Other Ways to Combat Stress
The best ways to combat stress is to have a healthy start. To reduce stress make sure you are doing these simple task:
- Get a good night’s rest: try and get a full 8 hours of sleep or children 8-10 is better. If you are a parent make sure your kids also get enough sleep too, that will help keep them from stressing you out as well as, decrease symptoms of fatigue.
- Eat: Make sure you have three meals and at least two snacks in between. We often get too busy to eat and resort to eating something rather unhealthy. Take your time and enjoy your food. Try not to eat in front of a screen or while driving. Also eat healthy; too many carbs can result in that sleepy effect. Fruits and veggies with some protein is idea.
- Exercise: This can be as simple, pumping your arms or legs in place, walking, or as rigorous as P90x whatever you choose to do, Be Consistent. It will help your body get into a rhythm.
- Drink Plenty of Water, need I say more. Hydration is key to keep you alert, focused and, with proper energy.
- Make time for a hobby or fun activity: Have something you enjoy. This breaks up the monotony of the daily grind. Adults and children alike need to have daily play time. We all know the old saying, “All work and no play makes Jack a dull boy!”

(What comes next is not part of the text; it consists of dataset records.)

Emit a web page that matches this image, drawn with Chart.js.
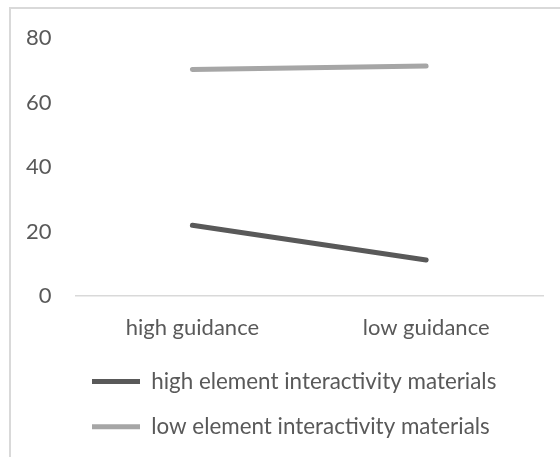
<!DOCTYPE html>
<html>
<head>
<meta charset="utf-8">
<script src="https://cdn.jsdelivr.net/npm/chart.js@4"></script>
<style>
  html, body { margin: 0; padding: 0; background: #fff; overflow: hidden; }
  .frame {
    position: absolute; left: 9px; top: 7px;
    width: 560px; height: 460px;
    border-left: 2px solid #d9d9d9; border-top: 2px solid #d9d9d9;
  }
  canvas { display: block; }
</style>
</head>
<body>
<div class="frame">
  <canvas id="chart" width="549" height="448"></canvas>
</div>
<script>
const categories = ['high guidance', 'low guidance'];
const highElement = [22.0, 11.2];
const lowElement = [70.3, 71.4];
const yTicks = [0, 20, 40, 60, 80];

const textColor = '#595959';
const font = { family: 'Lato', size: 22 };

// legend rows are left aligned in one column, like the Excel original
const legendShift = {
  id: 'legendShift',
  afterLayout(chart) {
    const w = chart.legend.width;
    chart.legend.left = 58;
    chart.legend.right = 58 + w;
  },
};

new Chart(document.getElementById('chart'), {
  type: 'line',
  plugins: [legendShift],
  data: {
    labels: categories,
    datasets: [
      {
        label: 'high element interactivity materials',
        data: highElement,
        borderColor: '#595959',
        backgroundColor: '#595959',
        borderWidth: 5,
        borderCapStyle: 'round',
        pointRadius: 0,
        tension: 0,
      },
      {
        label: 'low element interactivity materials',
        data: lowElement,
        borderColor: '#a6a6a6',
        backgroundColor: '#a6a6a6',
        borderWidth: 5,
        borderCapStyle: 'round',
        pointRadius: 0,
        tension: 0,
      },
    ],
  },
  options: {
    responsive: false,
    animation: false,
    layout: { padding: { left: -1, top: 28, right: 17, bottom: 9 } },
    scales: {
      x: {
        offset: true,
        grid: { display: false, drawTicks: false },
        border: { display: true, color: '#d9d9d9', width: 1.5 },
        ticks: { color: textColor, font, padding: 19 },
        afterFit: (scale) => {
          scale.paddingLeft = 0;
          scale.paddingRight = 0;
          scale.height = 51;
        },
      },
      y: {
        min: yTicks[0],
        max: yTicks[yTicks.length - 1],
        afterBuildTicks: (axis) => { axis.ticks = yTicks.map(v => ({ value: v })); },
        grid: { display: false },
        border: { display: false },
        ticks: { color: textColor, font, padding: 16 },
      },
    },
    plugins: {
      tooltip: false,
      legend: {
        position: 'bottom',
        align: 'start',
        labels: {
          color: textColor,
          font: { family: 'Lato', size: 22.4 },
          usePointStyle: true,
          pointStyle: 'line',
          pointStyleWidth: 48,
          padding: 23,
        },
      },
    },
  },
});
</script>
</body>
</html>
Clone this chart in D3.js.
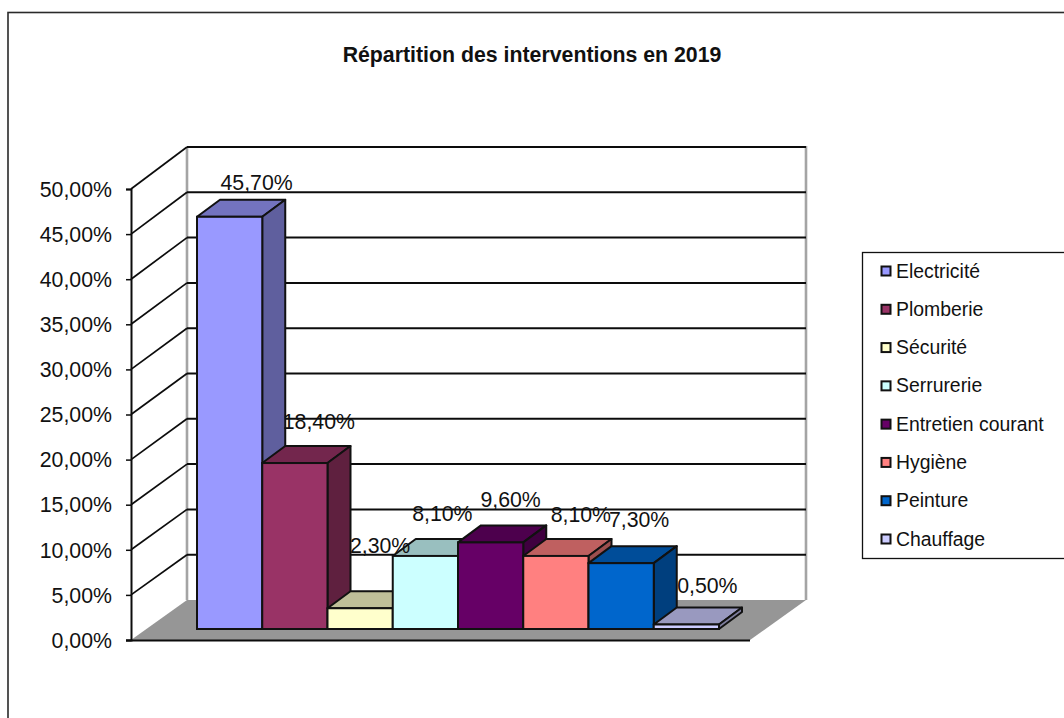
<!DOCTYPE html>
<html><head><meta charset="utf-8">
<script src="https://cdn.jsdelivr.net/npm/d3@7/dist/d3.min.js"></script>
<style>html,body{margin:0;padding:0;background:#fff;overflow:hidden}svg{display:block}text{font-family:"Liberation Sans",Arial,sans-serif;fill:#111}</style>
</head><body><svg id="c" width="1064" height="718"></svg>
<script>
// Intervention shares for 2019, in percent
const categories = ["Electricité","Plomberie","Sécurité","Serrurerie","Entretien courant","Hygiène","Peinture","Chauffage"];
const values = [45.7,18.4,2.3,8.1,9.6,8.1,7.3,0.5];
const valueLabels = ["45,70%","18,40%","2,30%","8,10%","9,60%","8,10%","7,30%","0,50%"];
const fills = ["#9999ff","#993366","#ffffcc","#ccffff","#660066","#ff8080","#0066cc","#ccccff"];
const tickValues = [0,5,10,15,20,25,30,35,40,45,50];
const title = "Répartition des interventions en 2019";

// Manual label placement: lift above each bar's rear top edge, sideways shift
const labelLift = [17,25,46,25,26,24,27,22];
const labelShift = [27,24,20,17,20,25,18,21];

const svg = d3.select("#c");
const ink = "#0c0c0c";
const fmtTick = v => d3.format(".2f")(v).replace(".", ",") + "%";
const scaled = (c,k) => { const r = d3.rgb(c); return d3.rgb(r.r*k, r.g*k, r.b*k).formatHex(); };

// Front plane, back wall and bar scales
const y = d3.scaleLinear().domain([0,50]).range([640,189]);
const yBack = d3.scaleLinear().domain([0,50]).range([600,147]);
const barBase = 629;
const barY = d3.scaleLinear().domain([0,50]).range([barBase, barBase - (y(0)-y(50))]);
const x = d3.scaleBand().domain(categories).range([197,719]).padding(0);
const box = {left:131, right:750, backLeft:187, backRight:806};
const bar = {dx:23, dy:-17};

const poly = (pts, fill, stroke, sw) => svg.append("polygon")
  .attr("points", pts.map(p => p.join(",")).join(" "))
  .attr("fill", fill).attr("stroke", stroke||"none").attr("stroke-width", sw||0).attr("stroke-linejoin","round");
const line = (x1,y1,x2,y2,stroke,sw) => svg.append("line")
  .attr("x1",x1).attr("y1",y1).attr("x2",x2).attr("y2",y2).attr("stroke",stroke).attr("stroke-width",sw);

// Outer frame, running off the right and bottom of the page
svg.append("rect").attr("x",8).attr("y",12.5).attr("width",1100).attr("height",760)
  .attr("fill","#fff").attr("stroke","#2a2a2a").attr("stroke-width",1.6);

// Title
svg.append("text").attr("x",532).attr("y",62).attr("text-anchor","middle")
  .attr("font-weight","bold").attr("font-size",21.3).text(title);

// Walls and floor
poly([[box.left,y(0)],[box.backLeft,yBack(0)],[box.backRight,yBack(0)],[box.right,y(0)]], "#969696");
line(box.backLeft,yBack(50),box.backLeft,yBack(0),"#a4a4a4",2.6);
line(box.backRight,yBack(50)-1,box.backRight,yBack(0),"#a4a4a4",2.6);

// Gridlines across the side wall and back wall
tickValues.filter(t => t > 0).forEach(t => {
  line(box.left,y(t),box.backLeft,yBack(t),ink,1.7);
  line(box.backLeft,yBack(t),box.backRight,yBack(t),ink,2);
});

// Front axes
const axis = svg.append("g").attr("transform",`translate(${box.left},0)`)
  .call(d3.axisLeft(y).tickValues(tickValues).tickFormat(fmtTick).tickSize(5).tickPadding(14));
axis.select(".domain").attr("stroke",ink).attr("stroke-width",2);
axis.selectAll(".tick line").attr("stroke",ink).attr("stroke-width",1.5);
axis.selectAll("text").attr("font-size",21.3).attr("dy","0.34em")
  .style("font-family",'"Liberation Sans",Arial,sans-serif').style("fill","#111");
line(box.left-5,y(0)+0.5,box.right,y(0)+0.5,ink,2.2);

// Bars, painted left to right so each front face covers its neighbour's side
categories.forEach((c,i) => {
  const x0 = x(c), x1 = x0 + x.bandwidth(), top = barY(values[i]);
  const sw = 2;
  poly([[x0,top],[x0+bar.dx,top+bar.dy],[x1+bar.dx,top+bar.dy],[x1,top]], scaled(fills[i],0.75), "#111", sw);
  poly([[x1,top],[x1+bar.dx,top+bar.dy],[x1+bar.dx,barBase+bar.dy],[x1,barBase]], scaled(fills[i],0.62), "#111", sw);
  svg.append("rect").attr("x",x0).attr("y",top).attr("width",x.bandwidth()).attr("height",barBase-top)
    .attr("fill",fills[i]).attr("stroke","#111").attr("stroke-width",sw);
});

// Value labels
categories.forEach((c,i) => {
  svg.append("text").attr("x",x(c)+x.bandwidth()/2+labelShift[i])
    .attr("y",barY(values[i])+bar.dy-labelLift[i]+7.5)
    .attr("text-anchor","middle").attr("font-size",21.3).text(valueLabels[i]);
});

// Legend, its box also running past the right edge
svg.append("rect").attr("x",862.5).attr("y",252.5).attr("width",260).attr("height",306)
  .attr("fill","#fff").attr("stroke","#111").attr("stroke-width",1.3);
const legendY = d3.scalePoint().domain(categories).range([271,539]);
categories.forEach((c,i) => {
  svg.append("rect").attr("x",881.5).attr("y",legendY(c)-4.5).attr("width",9).attr("height",9)
    .attr("fill",fills[i]).attr("stroke","#111").attr("stroke-width",2);
  svg.append("text").attr("x",896).attr("y",legendY(c)+6.5).attr("font-size",19.4).text(c);
});
</script></body></html>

If you have tried these things and stress is still causing you to unravel at the ends, it may be time to see someone. A psychologist can provide you support and identify patterns that may be preventing you from being your best self. Seeing a psychotherapist can help you tease out whether or not you should talk to a psychiatrist about medication as an option or need to switch up your routine. No matter what you choose to do you must always remember that the first step is acknowledging your stress and determining what you have the power to change.